Should I add battery storage to reduce my bill further?

Batteries make the most sense in California (NEM 3.0), states with high time-of-use rates, and homes that want backup power. In states with full net metering and flat rates, batteries don’t reduce your bill much because net metering already offsets grid draws with credits. Calculate your payback period before adding batteries.

How much does solar save on electricity bills per year?
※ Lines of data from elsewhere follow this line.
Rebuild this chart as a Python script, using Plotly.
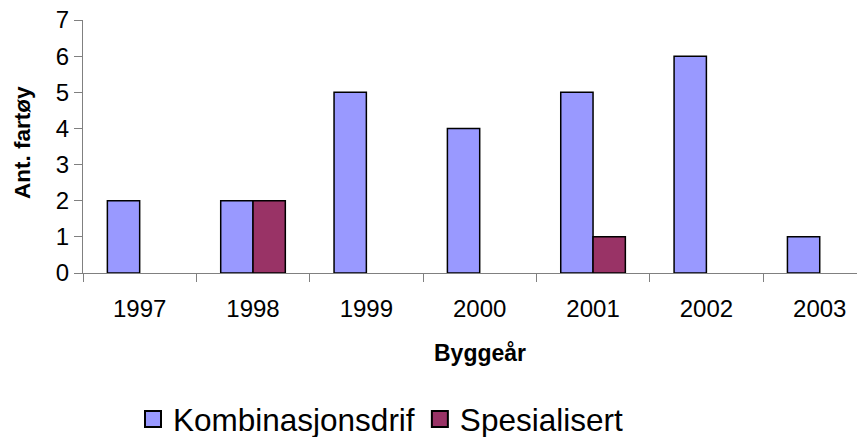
import plotly.graph_objects as go

years = ["1997", "1998", "1999", "2000", "2001", "2002", "2003"]
kombinasjon = [2, 2, 5, 4, 5, 6, 1]
spesialisert = [None, 2, None, None, 1, None, None]
series_names = ["Kombinasjonsdrif", "Spesialisert"]
series_colors = ["#9999FF", "#993366"]
y_ticks = [0, 1, 2, 3, 4, 5, 6, 7]

FONT = "Liberation Sans, Arial, sans-serif"

fig = go.Figure()
for vals, name, col in zip([kombinasjon, spesialisert], series_names, series_colors):
    fig.add_trace(go.Bar(x=years, y=vals, name=name, showlegend=False,
                         marker=dict(color=col, line=dict(color="black", width=1.5))))
# legend entries (square swatches)
for name, col in zip(series_names, series_colors):
    fig.add_trace(go.Scatter(x=[None], y=[None], name=name, mode="markers",
                             marker=dict(symbol="square", size=16, color=col,
                                         line=dict(color="black", width=2))))

# the page body adds an 8px offset, so figure coords = window coords - 8
L, R, T, B = 75, 0, 12, 172
W, H = 865, 437
pw = W - L - R
ph = H - T - B

def py(y):  # figure pixel y -> paper
    return (H - B - y) / ph

def px(x):  # figure pixel x -> paper
    return (x - L) / pw

fig.update_layout(
    width=W, height=H,
    margin=dict(l=L, r=R, t=T, b=B, autoexpand=False),
    paper_bgcolor="white", plot_bgcolor="white",
    barmode="group", bargap=0.43, bargroupgap=0,
    font=dict(family=FONT, size=24, color="black"),
    showlegend=True,
    legend=dict(orientation="h", x=px(125), y=py(384),
                xanchor="left", yanchor="top",
                font=dict(size=31.5), itemwidth=30, traceorder="normal",
                bgcolor="rgba(0,0,0,0)"),
    xaxis=dict(type="category", range=[-0.5, 6.47], showline=True, linecolor="#808080",
               linewidth=1, ticks="outside", ticklen=8, tickcolor="#808080",
               tickson="boundaries", showgrid=False, zeroline=False,
               automargin=False, ticklabelstandoff=14, ticklabeloverflow="allow",
               tickfont=dict(size=24)),
    yaxis=dict(range=[0, 7], tickvals=y_ticks, showline=True, linecolor="#808080",
               linewidth=1, ticks="outside", ticklen=8, tickcolor="#808080",
               showgrid=False, zeroline=False, automargin=False,
               ticklabeloverflow="allow", tickfont=dict(size=24)),
    annotations=[
        dict(text="<b>Byggeår</b>", x=3, xref="x", y=py(345), yref="paper",
             xanchor="center", yanchor="middle",
             showarrow=False, font=dict(size=23)),
        dict(text="<b>Ant. fartøy</b>", x=px(14), xref="paper",
             y=py(135), yref="paper", xanchor="center", yanchor="middle",
             showarrow=False, textangle=-90, font=dict(size=22.5)),
    ],
)

fig.write_html("out.html")
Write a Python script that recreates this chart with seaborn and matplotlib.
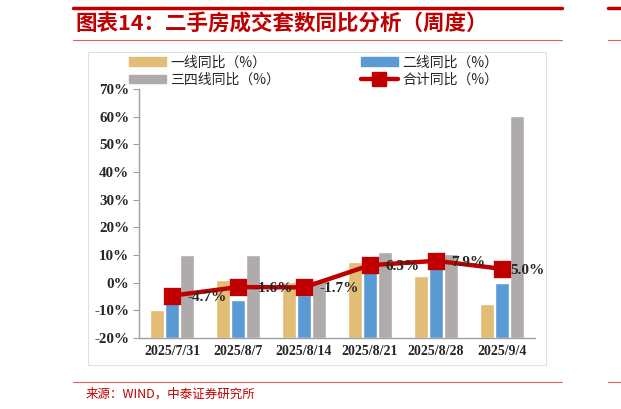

The US average is roughly $1,000-1,500 per year for a well-sized system in a state with full net metering. Savings are higher in states with expensive electricity (Hawaii, California, Massachusetts) and lower in states with cheap electricity (Louisiana, Oklahoma, Washington). A local installer can give you a site-specific production estimate and projected savings based on your actual consumption and rates.

Summing Up

After solar, most homeowners pay $10-30 per month on average in fixed utility fees—a fraction of their pre-solar bill. The actual amount depends on your state’s net metering rules, how well your system is sized to your consumption, and season. In summer, you might pay almost nothing. In winter, you might pay $80-150. Over a full year, a well-sized system in a state with full net metering saves $1,000-1,500 annually. Use your last 12 months of bills to estimate your baseline, confirm your state’s net metering structure, and ask any installer for a detailed production estimate before signing.